→ **EXERCISE**
Leaving out every picture, copy the lines of the data exactly, from the first through the line containing "name=name, marker=dict(color=col, line=dict(width=0))))".
======== SUPPLIED MATERIAL ========
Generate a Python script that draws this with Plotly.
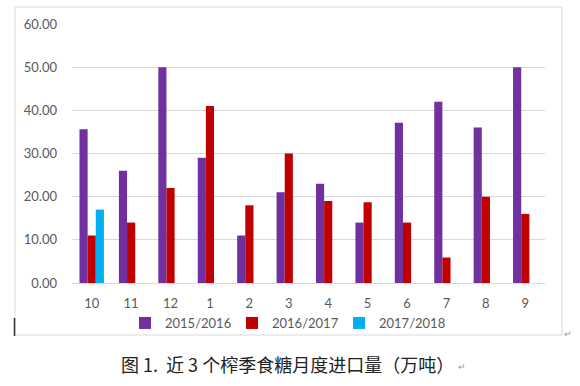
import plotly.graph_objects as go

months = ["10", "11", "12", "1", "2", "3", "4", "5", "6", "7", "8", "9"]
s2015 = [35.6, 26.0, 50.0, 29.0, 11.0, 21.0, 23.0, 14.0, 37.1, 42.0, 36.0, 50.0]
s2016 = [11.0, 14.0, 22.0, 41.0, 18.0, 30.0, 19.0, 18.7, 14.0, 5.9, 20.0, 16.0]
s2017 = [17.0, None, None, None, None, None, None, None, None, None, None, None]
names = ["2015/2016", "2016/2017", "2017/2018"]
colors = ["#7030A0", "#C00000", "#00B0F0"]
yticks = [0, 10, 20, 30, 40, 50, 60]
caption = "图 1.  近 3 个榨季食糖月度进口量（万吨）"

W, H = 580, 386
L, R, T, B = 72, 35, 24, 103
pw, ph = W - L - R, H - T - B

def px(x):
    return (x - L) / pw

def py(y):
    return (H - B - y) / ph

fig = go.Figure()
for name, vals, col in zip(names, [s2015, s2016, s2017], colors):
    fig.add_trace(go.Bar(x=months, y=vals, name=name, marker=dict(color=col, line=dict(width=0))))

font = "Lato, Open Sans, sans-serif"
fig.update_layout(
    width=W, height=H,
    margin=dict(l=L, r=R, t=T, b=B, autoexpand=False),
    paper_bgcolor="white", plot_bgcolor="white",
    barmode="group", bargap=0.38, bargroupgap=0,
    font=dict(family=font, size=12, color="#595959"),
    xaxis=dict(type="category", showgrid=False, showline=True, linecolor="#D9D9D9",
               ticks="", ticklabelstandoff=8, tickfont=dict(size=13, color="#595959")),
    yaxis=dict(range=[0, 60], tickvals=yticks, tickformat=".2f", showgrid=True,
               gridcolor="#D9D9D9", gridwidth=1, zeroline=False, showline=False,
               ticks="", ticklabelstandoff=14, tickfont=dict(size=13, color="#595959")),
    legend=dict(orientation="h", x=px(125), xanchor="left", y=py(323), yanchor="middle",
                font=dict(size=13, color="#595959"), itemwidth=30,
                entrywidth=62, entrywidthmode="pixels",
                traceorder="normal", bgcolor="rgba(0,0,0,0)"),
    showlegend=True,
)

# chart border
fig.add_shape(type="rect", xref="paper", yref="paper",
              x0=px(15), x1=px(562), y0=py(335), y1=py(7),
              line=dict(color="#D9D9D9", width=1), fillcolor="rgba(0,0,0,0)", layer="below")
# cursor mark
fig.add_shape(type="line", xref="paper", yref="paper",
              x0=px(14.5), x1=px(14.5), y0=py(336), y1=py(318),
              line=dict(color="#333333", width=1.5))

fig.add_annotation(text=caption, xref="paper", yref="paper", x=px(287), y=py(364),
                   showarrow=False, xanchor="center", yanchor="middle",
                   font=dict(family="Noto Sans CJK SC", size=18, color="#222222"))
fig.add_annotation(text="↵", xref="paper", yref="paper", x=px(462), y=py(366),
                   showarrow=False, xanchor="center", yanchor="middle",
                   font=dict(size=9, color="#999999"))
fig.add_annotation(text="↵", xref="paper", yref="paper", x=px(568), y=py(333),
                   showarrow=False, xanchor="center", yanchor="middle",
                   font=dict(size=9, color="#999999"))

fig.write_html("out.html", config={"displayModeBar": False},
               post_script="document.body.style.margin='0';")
========
→ **FINAL RESULT**
Generate a Python script that draws this with Plotly.
import plotly.graph_objects as go

months = ["10", "11", "12", "1", "2", "3", "4", "5", "6", "7", "8", "9"]
s2015 = [35.6, 26.0, 50.0, 29.0, 11.0, 21.0, 23.0, 14.0, 37.1, 42.0, 36.0, 50.0]
s2016 = [11.0, 14.0, 22.0, 41.0, 18.0, 30.0, 19.0, 18.7, 14.0, 5.9, 20.0, 16.0]
s2017 = [17.0, None, None, None, None, None, None, None, None, None, None, None]
names = ["2015/2016", "2016/2017", "2017/2018"]
colors = ["#7030A0", "#C00000", "#00B0F0"]
yticks = [0, 10, 20, 30, 40, 50, 60]
caption = "图 1.  近 3 个榨季食糖月度进口量（万吨）"

W, H = 580, 386
L, R, T, B = 72, 35, 24, 103
pw, ph = W - L - R, H - T - B

def px(x):
    return (x - L) / pw

def py(y):
    return (H - B - y) / ph

fig = go.Figure()
for name, vals, col in zip(names, [s2015, s2016, s2017], colors):
    fig.add_trace(go.Bar(x=months, y=vals, name=name, marker=dict(color=col, line=dict(width=0))))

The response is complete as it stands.